Here, the People's theory at trial was that defendant intentionally aided her friend's possession of drugs by agreeing to drive her friend to another city where the friend would engage in the sale of such drugs, and that defendant would return by bus. However, the evidence in this case, when considered in the light most favorable to the People (see People v Contes, 60 N.Y.2d 620, 621 [1983]), established that defendant merely accompanied her friend. The majority relies on evidence presented by the People consisting of a brief statement that defendant made to the police in which defendant said that she was "supposed" to drive her friend in exchange for money, and brief jail calls in which defendant made similar remarks. While that evidence tends to establish that defendant had the necessary mental culpability, "the statute includes an actus reus component as well: the accomplice must have intentionally aided the principal in bringing forth a result" (People v Carpenter, 138 A.D.3d 1130, 1131 [2d Dept 2016], lv denied 28 N.Y.3d 928 [2016] [internal quotation marks omitted]; see People v Kaplan, 76 N.Y.2d 140, 146 [1990]). Here, there was no evidence presented at trial, circumstantial or otherwise, that defendant actually drove her friend to any location.

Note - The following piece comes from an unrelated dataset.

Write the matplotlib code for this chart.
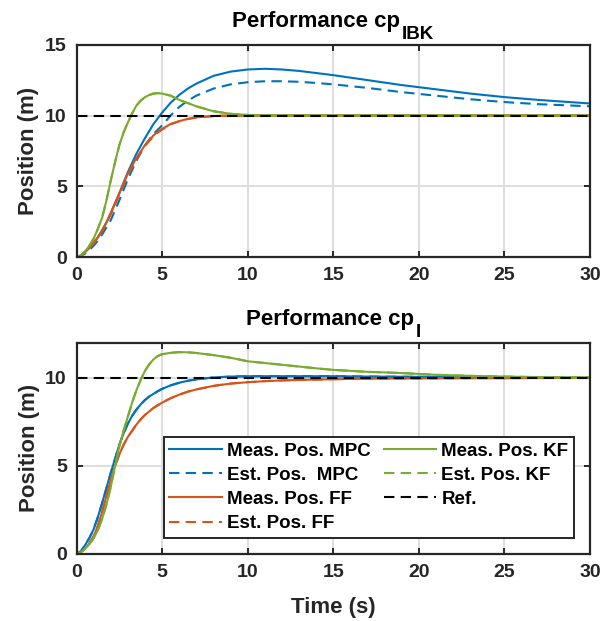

We reject the conclusion of the majority that defendant's purported provision of, in essence, moral support to her friend constitutes an overt action by which she intentionally aided her friend (see Kaplan, 76 N.Y.2d at 146). Furthermore, contrary to the People's assertion, there was no evidence establishing that defendant acted as a bodyguard (cf. People v Cortes, 112 A.D.2d 946, 946-947 [2d Dept 1985]). Therefore, inasmuch as there is legally insufficient evidence to establish the possession element of the crime as charged, we would reverse the judgment and dismiss the indictment (see generally People v Williams, 162 A.D.3d 1544, 1545 [4th Dept 2018]). In light of our determination, it is not necessary to address defendant's remaining contentions.